Comparing Atoms, Elements, Molecules and Compounds

Comparing Atoms, Elements, Molecules and Compounds

 "The assignment was to use the base 10 blocks to create a model of each of the 4 elusive words:  Atoms, Elements, Molecules and Compounds."


 As a science teacher I love teaching new concepts.  I love hands-on investigations and science lab days.  However, one day in these first 9 weeks (yes already), I was faced with a challenge that every educator has to deal with at some point:  reteaching a concept after a massive test failure! I was dreading it!  How was I going to reteach a concept that is so abstract?  A concept that 85% of my students did not get?  A concept that most students struggle with every year! So I reached into the depths of my brain and into the back of my lab supply cabinet to see what I could find.  Out comes my Wipebook Flipchart and my base 10 blocks.  I have used them before to teach chemistry concepts, but due to COVID they have patiently been waiting to be called to duty.An idea had hatched, so then it just needed to develop.






Compare and Contrast



As a middle school student in the state of Texas you are required to understand the differences and similarities between Atoms, Elements, Molecules and Compounds.  Some of the concepts that we learned throughout the grading period were:


  • Define Atoms, Elements, Mixtures, Molecules and Compounds.
  • Demonstrate how to tell if a substance is an element by using the periodic table.
  • Which of the following are pure substances:  Atoms, homogeneous mixtures, Elements, heterogeneous mixtures, Molecules and Compounds.


Despite starting at what I thought was the beginning, group projects and even labs, they just could not understand that:


  • An element was one type of atom and a compound is two or more different atoms
  • An element is represented by a symbol and a compound by a formula
  • Both are pure substances.
  • Molecules and compounds are very similar but molecules can have two or more of the same atoms or different atoms, but compounds must have two or more different types of atoms.

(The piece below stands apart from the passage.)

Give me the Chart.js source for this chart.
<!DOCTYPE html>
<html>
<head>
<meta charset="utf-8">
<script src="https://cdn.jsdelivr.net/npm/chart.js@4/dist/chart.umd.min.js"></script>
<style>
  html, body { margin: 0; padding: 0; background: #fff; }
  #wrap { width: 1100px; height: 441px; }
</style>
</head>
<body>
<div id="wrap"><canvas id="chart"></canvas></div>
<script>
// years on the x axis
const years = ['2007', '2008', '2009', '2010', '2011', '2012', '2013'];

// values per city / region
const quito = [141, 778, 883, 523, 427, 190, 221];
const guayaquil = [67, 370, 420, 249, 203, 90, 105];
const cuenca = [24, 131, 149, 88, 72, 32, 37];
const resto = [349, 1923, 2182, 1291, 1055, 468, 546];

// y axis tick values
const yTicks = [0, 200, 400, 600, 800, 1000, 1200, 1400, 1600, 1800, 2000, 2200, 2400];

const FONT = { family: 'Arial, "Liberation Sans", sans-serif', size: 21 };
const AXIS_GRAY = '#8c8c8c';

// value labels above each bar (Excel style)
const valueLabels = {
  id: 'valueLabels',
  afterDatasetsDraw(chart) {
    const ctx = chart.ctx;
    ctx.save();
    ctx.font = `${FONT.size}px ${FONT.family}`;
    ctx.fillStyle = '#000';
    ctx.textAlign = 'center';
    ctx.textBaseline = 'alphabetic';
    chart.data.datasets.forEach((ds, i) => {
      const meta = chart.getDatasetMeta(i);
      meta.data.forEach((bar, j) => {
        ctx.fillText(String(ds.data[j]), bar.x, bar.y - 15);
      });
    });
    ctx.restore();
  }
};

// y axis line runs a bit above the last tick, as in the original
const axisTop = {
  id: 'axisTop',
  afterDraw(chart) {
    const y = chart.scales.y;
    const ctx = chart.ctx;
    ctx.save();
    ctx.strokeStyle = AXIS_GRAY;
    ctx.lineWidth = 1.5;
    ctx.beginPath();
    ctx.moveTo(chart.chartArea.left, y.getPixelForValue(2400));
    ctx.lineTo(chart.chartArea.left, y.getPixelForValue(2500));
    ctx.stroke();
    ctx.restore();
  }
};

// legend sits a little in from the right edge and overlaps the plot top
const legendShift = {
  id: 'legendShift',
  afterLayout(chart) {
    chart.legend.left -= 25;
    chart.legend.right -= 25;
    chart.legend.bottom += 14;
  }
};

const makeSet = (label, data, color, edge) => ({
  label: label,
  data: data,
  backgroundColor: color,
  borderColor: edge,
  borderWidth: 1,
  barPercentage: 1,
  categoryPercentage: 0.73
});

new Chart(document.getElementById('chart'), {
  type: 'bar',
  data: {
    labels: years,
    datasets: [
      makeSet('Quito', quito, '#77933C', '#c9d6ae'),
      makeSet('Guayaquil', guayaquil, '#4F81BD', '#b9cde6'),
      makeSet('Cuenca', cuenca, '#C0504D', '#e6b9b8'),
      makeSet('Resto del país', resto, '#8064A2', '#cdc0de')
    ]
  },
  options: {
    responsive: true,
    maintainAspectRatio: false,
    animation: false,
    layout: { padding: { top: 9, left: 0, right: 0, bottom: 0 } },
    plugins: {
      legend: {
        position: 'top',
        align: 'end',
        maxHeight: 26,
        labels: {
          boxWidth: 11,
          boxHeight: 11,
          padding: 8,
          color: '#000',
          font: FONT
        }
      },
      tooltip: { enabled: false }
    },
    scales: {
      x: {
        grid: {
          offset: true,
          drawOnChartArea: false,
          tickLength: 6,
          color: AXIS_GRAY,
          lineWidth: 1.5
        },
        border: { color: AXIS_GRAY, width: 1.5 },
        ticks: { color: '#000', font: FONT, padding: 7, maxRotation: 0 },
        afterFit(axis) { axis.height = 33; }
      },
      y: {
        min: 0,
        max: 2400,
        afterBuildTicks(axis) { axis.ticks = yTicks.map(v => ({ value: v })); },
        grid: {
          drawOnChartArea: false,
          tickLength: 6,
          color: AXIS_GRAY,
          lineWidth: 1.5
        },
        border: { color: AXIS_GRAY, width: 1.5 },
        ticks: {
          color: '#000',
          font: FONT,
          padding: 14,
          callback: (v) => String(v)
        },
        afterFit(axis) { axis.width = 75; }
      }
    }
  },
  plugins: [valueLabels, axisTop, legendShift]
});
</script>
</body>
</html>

Wipebook Flipchart Anchorcharts



Even though my students completely understood the concept of mixtures, they struggled with the more abstract.  The tiniest of the tiny.  The matter that you cannot actually see.  The assignment was to use the base 10 blocks to create a model of each of the 4 elusive words:  Atoms, Elements, Molecules and Compounds.  To set this up I took all of the graphics that they struggled with off of their 9 weeks test and created a google doc of them.  I removed all of the questions and answer choices and gave them only the graphics.  





Each group of no more than 3 students got 1 flipchart sheet, a set of 40 base 10 blocks (10 of each different color), wet or dry erase markers to match the block colors and a printed copy of the google doc with the graphics on it.  After a rousing discussion of the similarities and differences of the four types of matter, and the four different particle types, I demonstrated a few ways they could format their anchor chart, discussed the definitions and set them free to design and learn.



Final Results



Most of my students decided to follow the same format that I started with, which was a basic four square design.  They then created their block models and had no trouble modeling and drawing the atom and the compound. Elements and molecules, however, were much more difficult for them. As they were working I made  my way around the room and explained the concepts as needed.  The result: a much deeper understanding of the words and the ability to model, draw, and describe the four words as well as decode the graphics and analyze which graphic or description from their test fit with which of the four words.




Danya Bridge, Science Teacher, Pettus Secondary School.